*Source data*:

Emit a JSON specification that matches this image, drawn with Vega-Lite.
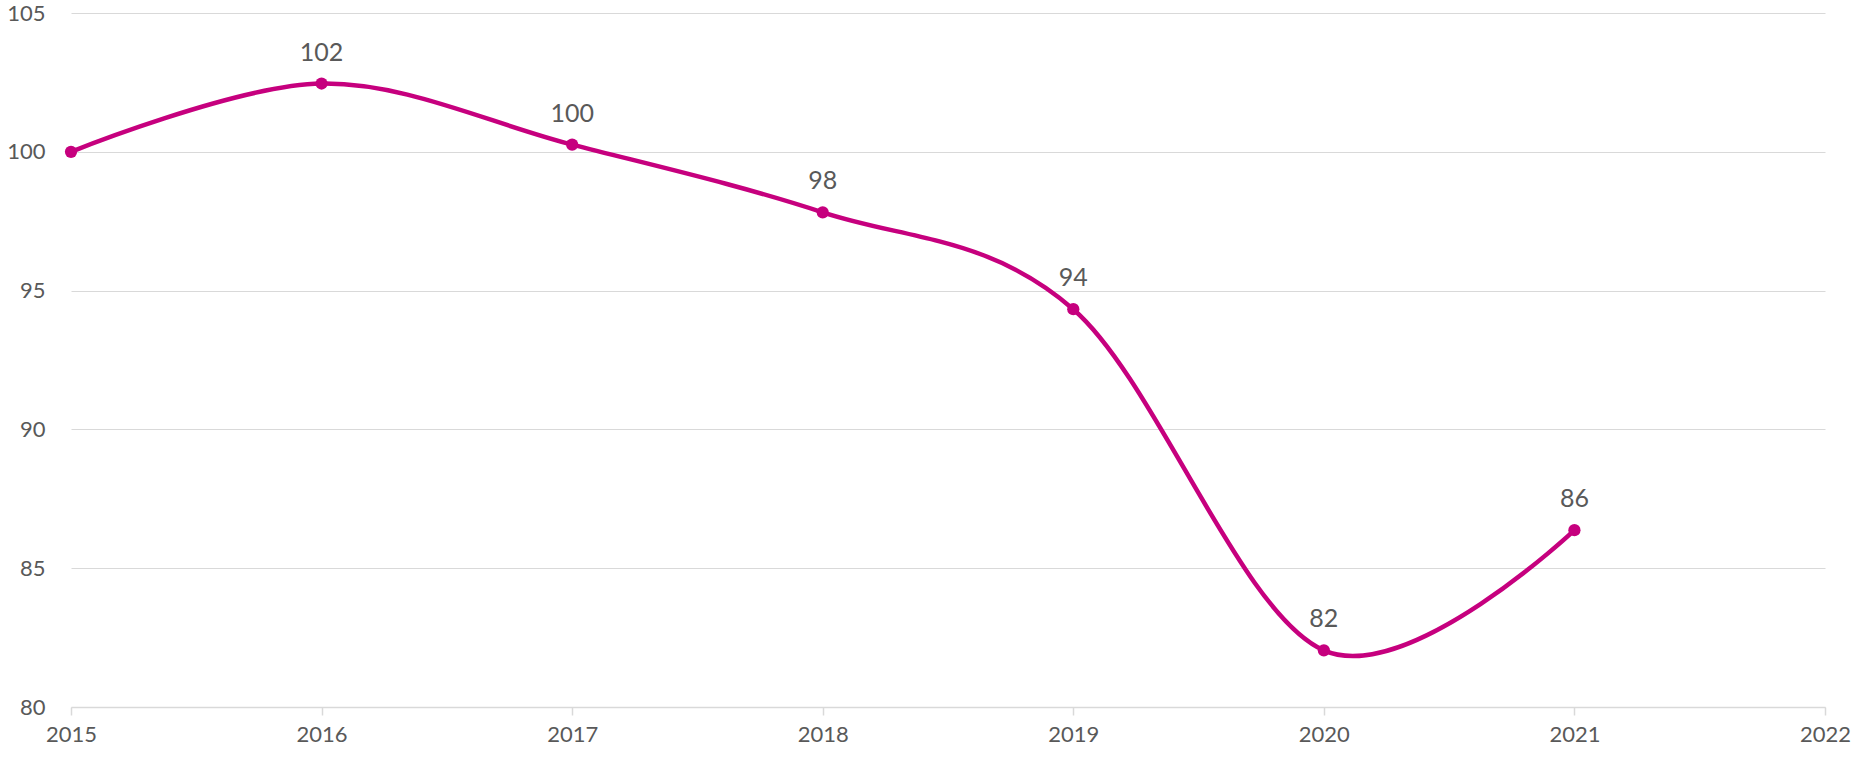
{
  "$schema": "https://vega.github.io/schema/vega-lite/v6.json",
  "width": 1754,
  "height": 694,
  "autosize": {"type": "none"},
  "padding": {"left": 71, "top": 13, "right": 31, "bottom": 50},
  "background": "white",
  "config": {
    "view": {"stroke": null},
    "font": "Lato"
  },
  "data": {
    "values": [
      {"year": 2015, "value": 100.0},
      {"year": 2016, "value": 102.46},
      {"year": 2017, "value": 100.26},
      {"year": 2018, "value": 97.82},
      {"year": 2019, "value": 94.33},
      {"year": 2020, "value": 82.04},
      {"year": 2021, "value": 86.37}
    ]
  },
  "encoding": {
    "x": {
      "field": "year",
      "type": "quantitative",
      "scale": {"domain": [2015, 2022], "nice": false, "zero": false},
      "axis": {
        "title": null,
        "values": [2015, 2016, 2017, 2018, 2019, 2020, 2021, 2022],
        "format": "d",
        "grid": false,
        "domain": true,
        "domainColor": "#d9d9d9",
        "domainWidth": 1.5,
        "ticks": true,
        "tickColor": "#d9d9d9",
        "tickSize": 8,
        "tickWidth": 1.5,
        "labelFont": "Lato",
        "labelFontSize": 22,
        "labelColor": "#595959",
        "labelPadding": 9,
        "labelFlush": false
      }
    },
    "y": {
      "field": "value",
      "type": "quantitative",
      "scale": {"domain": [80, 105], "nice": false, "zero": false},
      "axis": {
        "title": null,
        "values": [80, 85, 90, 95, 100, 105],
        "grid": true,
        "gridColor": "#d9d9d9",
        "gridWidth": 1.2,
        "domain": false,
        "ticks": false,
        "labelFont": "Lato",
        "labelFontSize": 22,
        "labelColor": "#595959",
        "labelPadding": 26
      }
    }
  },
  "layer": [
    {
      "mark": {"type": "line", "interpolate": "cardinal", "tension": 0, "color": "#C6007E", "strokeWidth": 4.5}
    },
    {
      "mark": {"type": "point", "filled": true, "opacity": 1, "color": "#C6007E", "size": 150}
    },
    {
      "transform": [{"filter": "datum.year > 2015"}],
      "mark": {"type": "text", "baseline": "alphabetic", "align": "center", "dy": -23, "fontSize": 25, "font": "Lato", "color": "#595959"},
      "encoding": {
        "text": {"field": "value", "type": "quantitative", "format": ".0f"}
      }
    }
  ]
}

*Task directions*:
Transcribe the material as is, with images omitted.

*The answer*:
Emit a JSON specification that matches this image, drawn with Vega-Lite.
{
  "$schema": "https://vega.github.io/schema/vega-lite/v6.json",
  "width": 1754,
  "height": 694,
  "autosize": {"type": "none"},
  "padding": {"left": 71, "top": 13, "right": 31, "bottom": 50},
  "background": "white",
  "config": {
    "view": {"stroke": null},
    "font": "Lato"
  },
  "data": {
    "values": [
      {"year": 2015, "value": 100.0},
      {"year": 2016, "value": 102.46},
      {"year": 2017, "value": 100.26},
      {"year": 2018, "value": 97.82},
      {"year": 2019, "value": 94.33},
      {"year": 2020, "value": 82.04},
      {"year": 2021, "value": 86.37}
    ]
  },
  "encoding": {
    "x": {
      "field": "year",
      "type": "quantitative",
      "scale": {"domain": [2015, 2022], "nice": false, "zero": false},
      "axis": {
        "title": null,
        "values": [2015, 2016, 2017, 2018, 2019, 2020, 2021, 2022],
        "format": "d",
        "grid": false,
        "domain": true,
        "domainColor": "#d9d9d9",
        "domainWidth": 1.5,
        "ticks": true,
        "tickColor": "#d9d9d9",
        "tickSize": 8,
        "tickWidth": 1.5,
        "labelFont": "Lato",
        "labelFontSize": 22,
        "labelColor": "#595959",
        "labelPadding": 9,
        "labelFlush": false
      }
    },
    "y": {
      "field": "value",
      "type": "quantitative",
      "scale": {"domain": [80, 105], "nice": false, "zero": false},
      "axis": {
        "title": null,
        "values": [80, 85, 90, 95, 100, 105],
        "grid": true,
        "gridColor": "#d9d9d9",
        "gridWidth": 1.2,
        "domain": false,
        "ticks": false,
        "labelFont": "Lato",
        "labelFontSize": 22,
        "labelColor": "#595959",
        "labelPadding": 26
      }
    }
  },
  "layer": [
    {
      "mark": {"type": "line", "interpolate": "cardinal", "tension": 0, "color": "#C6007E", "strokeWidth": 4.5}
    },
    {
      "mark": {"type": "point", "filled": true, "opacity": 1, "color": "#C6007E", "size": 150}
    },
    {
      "transform": [{"filter": "datum.year > 2015"}],
      "mark": {"type": "text", "baseline": "alphabetic", "align": "center", "dy": -23, "fontSize": 25, "font": "Lato", "color": "#595959"},
      "encoding": {
        "text": {"field": "value", "type": "quantitative", "format": ".0f"}
      }
    }
  ]
}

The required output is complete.